When You’re Raised by Artists, Not Traditions: The Cost of a Progressive Upbringing by James Love

When You’re Raised by Artists, Not Traditions: The Cost of a Progressive Upbringing

by James Love


Not every culture raises children the same. If you were raised by artists, musicians, and entertainers instead of traditional elders, your identity and values may feel unstable. Here's how to unpack and heal that.

You Weren’t Raised With Tradition—You Were Raised by Entertainers

While other cultures were passing down rituals, language, and structure, your childhood looked different. You were raised by entertainers, musicians, and progressive thinkers—people who challenged norms, broke rules, and sometimes flirted with values that felt out of alignment with something deeper inside you.

Maybe you’ve even asked yourself: Was I raised with structure, or just stimulation?

This isn’t a judgment—it’s a reflection. Because when your foundation is built on performance, art, and rebellion, the result can be emotional instability masked as freedom.

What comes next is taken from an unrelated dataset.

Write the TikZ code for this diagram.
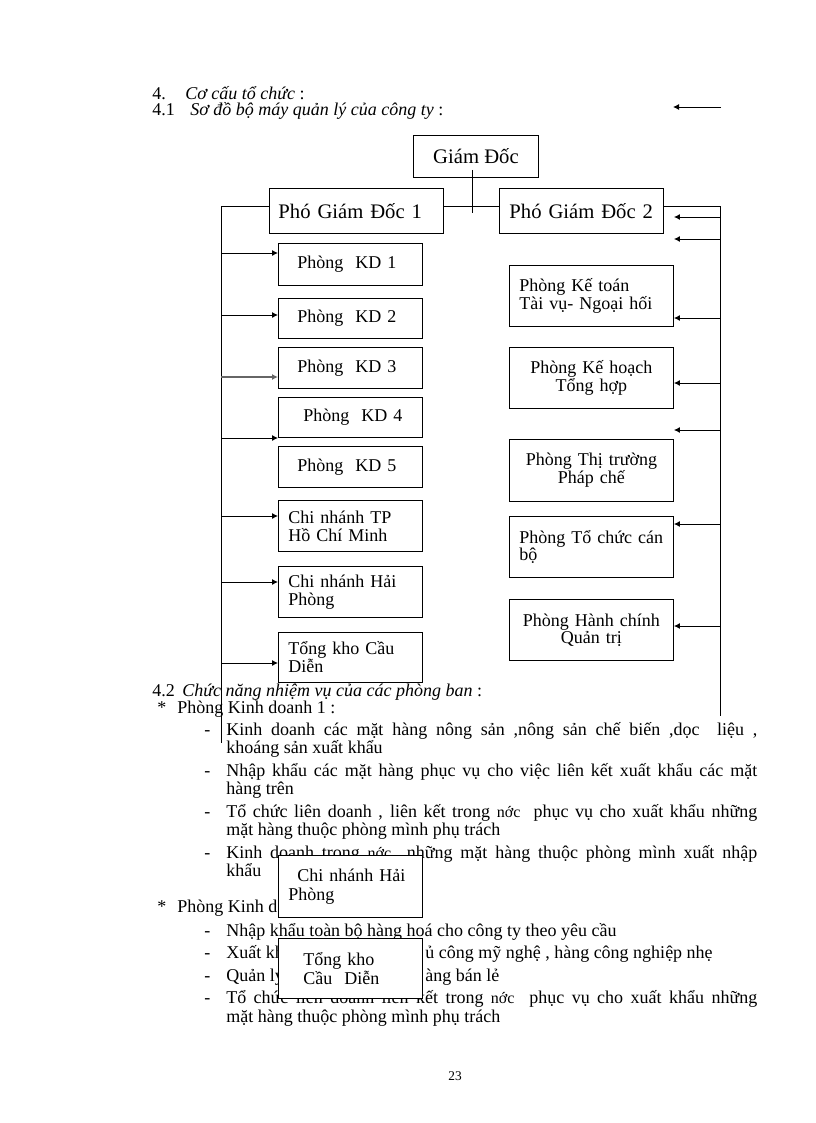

Other Cultures Raised Children With Intent—You Were Raised to Improvise

In many cultures, elders pour into children with purpose. They pass on customs, faith, history, and a roadmap for how to live. But if your caregivers were more focused on chasing gigs, breaking taboos, or staying relevant, you may have grown up without grounding traditions.

Instead of guidance, you got creativity.
Instead of stability, you got inspiration.
Instead of values rooted in community, you got progressive ideals that sometimes felt like anything goes.

There’s beauty in that—but also confusion.

Progressive Doesn’t Always Mean Healthy

Being raised in a progressive household can sound empowering. But if progress means rejecting all structure, ignoring boundaries, or glamorizing rebellion, it can leave you feeling lost.

Especially when those progressive influences flirted with satanic imagery, dark art, or ideologies that glorify chaos. It may have seemed like just another form of self-expression—but you absorbed those messages as a child. And now you’re trying to make sense of what you believe, what you inherited, and what you actually want to stand for.

You May Be Carrying Identity Confusion and Cultural Disconnection

If you're reflecting on your past and wondering why you feel disconnected from your roots, you're not alone. Many people raised outside of traditional cultural values end up craving something more stable—something spiritual, something grounded, something that lasts longer than a trend.

You were likely taught that nothing is sacred, that everything is a performance, and that rules are meant to be broken. But deep down, part of you may be yearning for something real, honest, and ancestral.

It’s Okay to Reclaim What You Didn’t Get

The truth is: you can reclaim the grounding you never had. You can explore your heritage, seek out new traditions, and anchor yourself in values that feel like home. You’re not betraying your upbringing—you’re healing from it.

You’re allowed to say:
“I was raised by artists, but I want to live with intention.”
“I was taught to entertain, but now I want to be whole.”

This is your right. And this is your time.

Final Thoughts: You Deserve More Than a Performance-Based Life

You were raised to create, to push limits, to stand out. But now you’re learning how to stand still, how to root, how to build something solid. That’s growth.

You don't have to reject your artistic past. But you also don’t have to stay lost in it. You can honor where you came from—and choose something different.